In reply to an archdeacon's letter in your issue of January 26,...

Newry Reporter

In reply to an archdeacon's letter in your issue of January 26, let me point out the differences in the first and second chapters of Genesis.

In the first chapter it is God that creates; and He pronounced His creation finished and very good. No record of matter, sin, disease, or death enters into this account; and since like produces like, and God is infinite Spirit, His creation must be and ever has been spiritual.
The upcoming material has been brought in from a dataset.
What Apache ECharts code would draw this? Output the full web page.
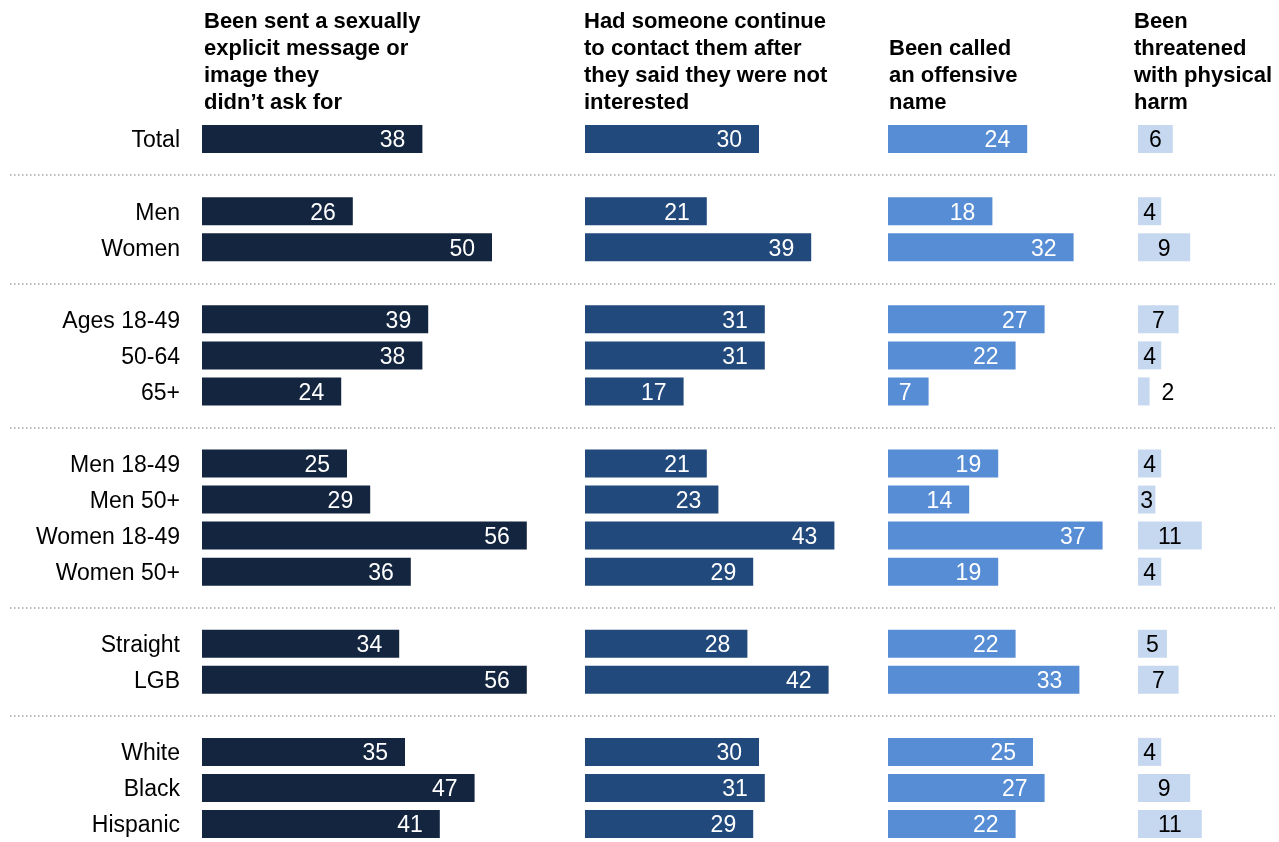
<!DOCTYPE html>
<html>
<head>
<meta charset="utf-8">
<script src="https://cdn.jsdelivr.net/npm/echarts@6/dist/echarts.min.js"></script>
<style>
  html, body { margin: 0; padding: 0; background: #fff; }
  #chart { width: 1279px; height: 842px; }
</style>
</head>
<body>
<div id="chart"></div>
<script>
// Row groups, top to bottom; a dotted rule separates consecutive groups
const groups = [
  ['Total'],
  ['Men', 'Women'],
  ['Ages 18-49', '50-64', '65+'],
  ['Men 18-49', 'Men 50+', 'Women 18-49', 'Women 50+'],
  ['Straight', 'LGB'],
  ['White', 'Black', 'Hispanic']
];

// Percentages, one value per row in the same order as the groups
const sentExplicit   = [38, 26, 50, 39, 38, 24, 25, 29, 56, 36, 34, 56, 35, 47, 41];
const keptContacting = [30, 21, 39, 31, 31, 17, 21, 23, 43, 29, 28, 42, 30, 31, 29];
const offensiveName  = [24, 18, 32, 27, 22, 7, 19, 14, 37, 19, 22, 33, 25, 27, 22];
const threatened     = [6, 4, 9, 7, 4, 2, 4, 3, 11, 4, 5, 7, 4, 9, 11];

const headers = [
  'Been sent a sexually\nexplicit message or\nimage they\ndidn\u2019t ask for',
  'Had someone continue\nto contact them after\nthey said they were not\ninterested',
  'Been called\nan offensive\nname',
  'Been\nthreatened\nwith physical\nharm'
];

const FONT = '"Liberation Sans", Arial, sans-serif';

// Build the padded category list: an empty slot between groups
const categories = [];
const rowIndex = [];      // slot index of each data row
const gapSlots = [];      // slot index of each separator
groups.forEach((g, gi) => {
  if (gi > 0) {
    gapSlots.push(categories.length);
    categories.push('gap' + gi);
  }
  g.forEach(name => {
    rowIndex.push(categories.length);
    categories.push(name);
  });
});

function padded(values) {
  const out = categories.map(() => null);
  values.forEach((v, i) => { out[rowIndex[i]] = v; });
  return out;
}

const panels = [
  { values: sentExplicit,   color: '#13253f', left: 202, max: 60, head: 204 },
  { values: keptContacting, color: '#21497b', left: 585, max: 60, head: 584 },
  { values: offensiveName,  color: '#568dd5', left: 888, max: 60, head: 889 },
  { values: threatened,     color: '#c6d8ef', left: 1138, max: 20, head: 1134 }
];

const PX_PER_UNIT = 5.8;
const TOP = 121.1, HEIGHT = 723.7;

const grid = [], xAxis = [], yAxis = [], series = [], title = [];

panels.forEach((p, i) => {
  grid.push({ left: p.left, top: TOP, width: p.max * PX_PER_UNIT, height: HEIGHT });
  xAxis.push({ gridIndex: i, type: 'value', min: 0, max: p.max, show: false });
  yAxis.push({
    gridIndex: i, type: 'category', data: categories, inverse: true,
    axisLine: { show: false }, axisTick: { show: false }, splitLine: { show: false },
    axisLabel: {
      show: i === 0, margin: 22, fontSize: 23, color: '#000', fontFamily: FONT,
      // nudge the row names down so their cap height sits centred on the bar
      verticalAlign: 'top', lineHeight: 4,
      formatter: v => (v.indexOf('gap') === 0 ? '' : v)
    }
  });
  const light = i === 3;
  series.push({
    type: 'bar', xAxisIndex: i, yAxisIndex: i, barWidth: 28, silent: true,
    itemStyle: { color: p.color },
    label: light ? {
      show: true, position: 'inside', color: '#000', fontSize: 23, fontFamily: FONT, offset: [0, 2]
    } : {
      show: true, position: 'insideRight', distance: 17, color: '#fff', fontSize: 23, fontFamily: FONT, offset: [0, 2]
    },
    data: padded(p.values).map(v => {
      if (v === null) return null;
      if (light && v < 3) {
        return { value: v, label: { position: 'right', distance: 12 } };
      }
      return v;
    })
  });
  const lines = headers[i].split('\n').length;
  title.push({
    text: headers[i], left: p.head, top: 8.5 + (4 - lines) * 27, padding: 0,
    textStyle: { fontSize: 22, fontWeight: 'bold', color: '#000', lineHeight: 27, fontFamily: FONT }
  });
});

// Full-width grid that only carries the dotted group separators
grid.push({ left: 10, right: 4, top: TOP, height: HEIGHT });
xAxis.push({ gridIndex: 4, type: 'value', min: 0, max: 1, show: false });
yAxis.push({ gridIndex: 4, type: 'category', data: categories, inverse: true, show: false });
series.push({
  type: 'line', xAxisIndex: 4, yAxisIndex: 4, data: [], silent: true,
  markLine: {
    silent: true, symbol: ['none', 'none'], label: { show: false },
    lineStyle: { type: [1.5, 2.5], color: '#a3a3a3', width: 1.5 },
    animation: false,
    data: gapSlots.map(s => ({ yAxis: s }))
  }
});

const chart = echarts.init(document.getElementById('chart'), null, { renderer: 'canvas' });
chart.setOption({ animation: false, title, grid, xAxis, yAxis, series });
</script>
</body>
</html>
The second chapter, beginning at the sixth verse, is the account of a material formation. The word "create" does not enter it. This account is the history of error, finite, material, mortal, and temporal. Everything said to exist in this formation contains the elements of original sin, and is capable of disease, discord, decay, and death. It is unscientific from start to finish, and imputes the knowledge of good and evil to God. It states that "the Lord God planted a garden eastward in Eden; and there he put the man whom he had formed." It also relates that in this garden the Lord God made "to grow ... the tree of knowledge of good and evil." We are further told that the Lord God "took the man, and put him into the garden of Eden to dress it and to keep it," at the same time telling him that he was not to eat "of the tree of the knowledge of good and evil." Is not this putting temptation before man? Could man die from partaking of anything that God had made, and which was the outcome of Mind?